How will you measure your success? Is it more than dollars and cents on the bottom line?
Well, that will be the key metric because there’s an expense to standing up a team focused on this so there is a need to bring in revenue to, at a minimum, cover their costs; but hopefully we can make some profit beyond that. But I think the other intangibles - the image that it creates, the brand-building that it creates in terms of Boeing being a high-technology company - are also very important. We’re coming up on our 100th anniversary next year and sometimes people equate a 100-year-old company with old and stodgy. When you think about the type of innovation and products we’ve produced and how we’ve had to basically re-invent ourselves on an ongoing basis for the past century, at times we can become over-shadowed by some of the newer entrants to the industry that maybe come off a little bit sexier because they appear fast-moving and dynamic. So that’s really a side-effect that will occur – that going out and offering up our technologies will further expose the depth of know-how and innovation we have within the company.

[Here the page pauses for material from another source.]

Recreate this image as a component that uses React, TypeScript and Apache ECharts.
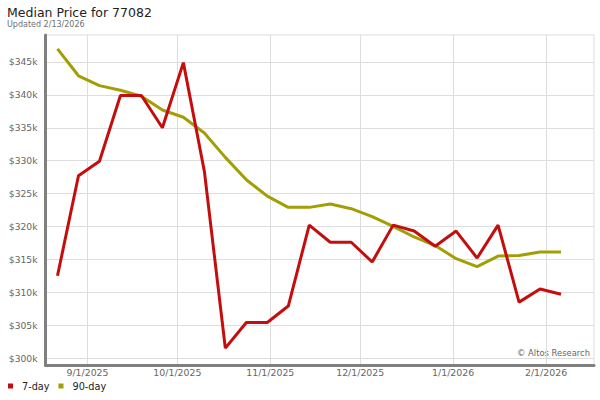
import React, { useEffect, useRef } from "react";
import * as echarts from "echarts";

const weekDates = [
  "2025-08-22", "2025-08-29", "2025-09-05", "2025-09-12", "2025-09-19",
  "2025-09-26", "2025-10-03", "2025-10-10", "2025-10-17", "2025-10-24",
  "2025-10-31", "2025-11-07", "2025-11-14", "2025-11-21", "2025-11-28",
  "2025-12-05", "2025-12-12", "2025-12-19", "2025-12-26", "2026-01-02",
  "2026-01-09", "2026-01-16", "2026-01-23", "2026-01-30", "2026-02-06",
];

const sevenDay = [
  312.5, 327.7, 329.9, 339.9, 339.9, 335.0, 344.9, 328.4, 301.5, 305.4,
  305.4, 307.9, 320.2, 317.6, 317.6, 314.6, 320.2, 319.3, 317.0, 319.3,
  315.2, 320.2, 308.5, 310.5, 309.7,
];

const ninetyDay = [
  347.0, 342.9, 341.4, 340.7, 339.8, 337.7, 336.6, 334.2, 330.5, 327.1,
  324.6, 322.9, 322.9, 323.4, 322.7, 321.5, 320.0, 318.4, 317.1, 315.1,
  313.9, 315.5, 315.6, 316.1, 316.1,
];

const yTicks = [300, 305, 310, 315, 320, 325, 330, 335, 340, 345];

const axisStart = "2025-08-18";
const axisEnd = "2026-02-17";

function buildDays(start: string, end: string): string[] {
  const out: string[] = [];
  const d = new Date(start + "T00:00:00Z");
  const e = new Date(end + "T00:00:00Z");
  while (d.getTime() <= e.getTime()) {
    out.push(d.toISOString().slice(0, 10));
    d.setUTCDate(d.getUTCDate() + 1);
  }
  return out;
}

const fmtDate = (s: string) =>
  `${parseInt(s.slice(5, 7), 10)}/${parseInt(s.slice(8, 10), 10)}/${s.slice(0, 4)}`;

const isMonthStart = (_i: number, v: string) => v.slice(8, 10) === "01";

const FONT = "DejaVu Sans";

export default function App() {
  const ref = useRef<HTMLDivElement>(null);

  useEffect(() => {
    if (!ref.current) return;
    const chart = echarts.init(ref.current, null, { renderer: "svg" });
    const days = buildDays(axisStart, axisEnd);
    chart.setOption({
      animation: false,
      backgroundColor: "#ffffff",
      textStyle: { fontFamily: FONT },
      grid: {
        left: 45.5,
        right: 6,
        top: 35,
        bottom: 35,
        show: true,
        borderColor: "#dddddd",
        borderWidth: 1,
        backgroundColor: "transparent",
        containLabel: false,
      },
      legend: {
        left: 8,
        top: 381,
        padding: 0,
        icon: "rect",
        itemWidth: 5,
        itemHeight: 5,
        itemGap: 9,
        textStyle: {
          fontFamily: FONT,
          fontSize: 9.7,
          color: "#222222",
          padding: [0, 0, 0, 4],
        },
        data: ["7-day", "90-day"],
      },
      xAxis: {
        type: "category",
        data: days,
        boundaryGap: false,
        axisLine: { show: true, lineStyle: { color: "#808080", width: 3 } },
        axisTick: { show: false },
        axisLabel: {
          interval: isMonthStart,
          formatter: (v: string) => fmtDate(v),
          color: "#666666",
          fontFamily: FONT,
          fontSize: 9.4,
          margin: 3,
        },
        splitLine: {
          show: true,
          interval: isMonthStart,
          lineStyle: { color: "#dddddd", width: 1 },
        },
      },
      yAxis: {
        type: "value",
        min: 298.94,
        max: 349.1,
        axisLine: { show: true, lineStyle: { color: "#808080", width: 3 } },
        axisTick: { show: false, customValues: yTicks },
        axisLabel: {
          customValues: yTicks,
          formatter: (v: number) => `$${v}k`,
          color: "#666666",
          fontFamily: FONT,
          fontSize: 9.2,
          margin: 8,
        },
        splitLine: { show: true, lineStyle: { color: "#dddddd", width: 1 } },
      },
      series: [
        {
          name: "90-day",
          type: "line",
          data: weekDates.map((d, i) => [d, ninetyDay[i]]),
          showSymbol: false,
          symbol: "none",
          lineStyle: { color: "#a29f06", width: 3 },
          itemStyle: { color: "#a29f06" },
          z: 2,
        },
        {
          name: "7-day",
          type: "line",
          data: weekDates.map((d, i) => [d, sevenDay[i]]),
          showSymbol: false,
          symbol: "none",
          lineStyle: { color: "#c40e0e", width: 3 },
          itemStyle: { color: "#c40e0e" },
          z: 3,
        },
      ],
      graphic: [
        {
          type: "text",
          left: 7,
          top: 6,
          style: {
            text: "Median Price for 77082",
            fontFamily: FONT,
            fontSize: 12.5,
            fill: "#222222",
          },
        },
        {
          type: "text",
          left: 7,
          top: 20,
          style: {
            text: "Updated 2/13/2026",
            fontFamily: FONT,
            fontSize: 8,
            fill: "#707070",
          },
        },
        {
          type: "text",
          right: 10,
          top: 349,
          style: {
            text: "© Altos Research",
            fontFamily: FONT,
            fontSize: 8.4,
            fill: "#666666",
          },
        },
      ],
    });
    return () => chart.dispose();
  }, []);

  return (
    <div
      ref={ref}
      style={{ position: "fixed", left: 0, top: 0, width: 600, height: 400 }}
    />
  );
}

When you look at the market you’re moving into, there’s a lot of uncertainty around it with patent reform and court decisions so that people may not know what something is worth, be it a patent or piece of technology backed by IP. Have you been affected by this?
We do work closely with our Washington operations group and are tracking what’s going on from a legislative perspective around patents. We’re very supportive of the patent reform efforts and nothing that’s been proposed gives us pause. If we were in a different business around patents, if we were out building a business, singly focused on the enforcement of patents it would be a different story. But at its core we look at our patent portfolio as a reflection of our technology capabilities and we do believe that a patent unto itself has limited value but when appropriately packaged with tech support can have great value.
Would you consider selling any of your patents perhaps to another business that would then go out and license them?
We have a history of selling patents – we don’t do it a lot but as part of our ongoing maintenance of our patent portfolio we do an annual pruning of patents. If there are patents we feel are no longer bringing value to us – perhaps they were in an area that we were investing in at some point but are no longer investing in and there’s an organisation out there that feels they can get some value out of them - we have sold patents in the past. Usually it’s someone approaching us and identifying an area where they have an interest rather than us going out and looking for buyers.
If we were to do this call in three years what would you hope to say about the progress you’d made?
My hope would be that we’ve realised the potential we thought was there to make those links between the tremendous technology investment that we’ve done as a company over the years and identified partners, licensees that are reaping benefits from our technology. And, of course, that we have met our financial goals to bring in additional revenue for the company through this new and different way.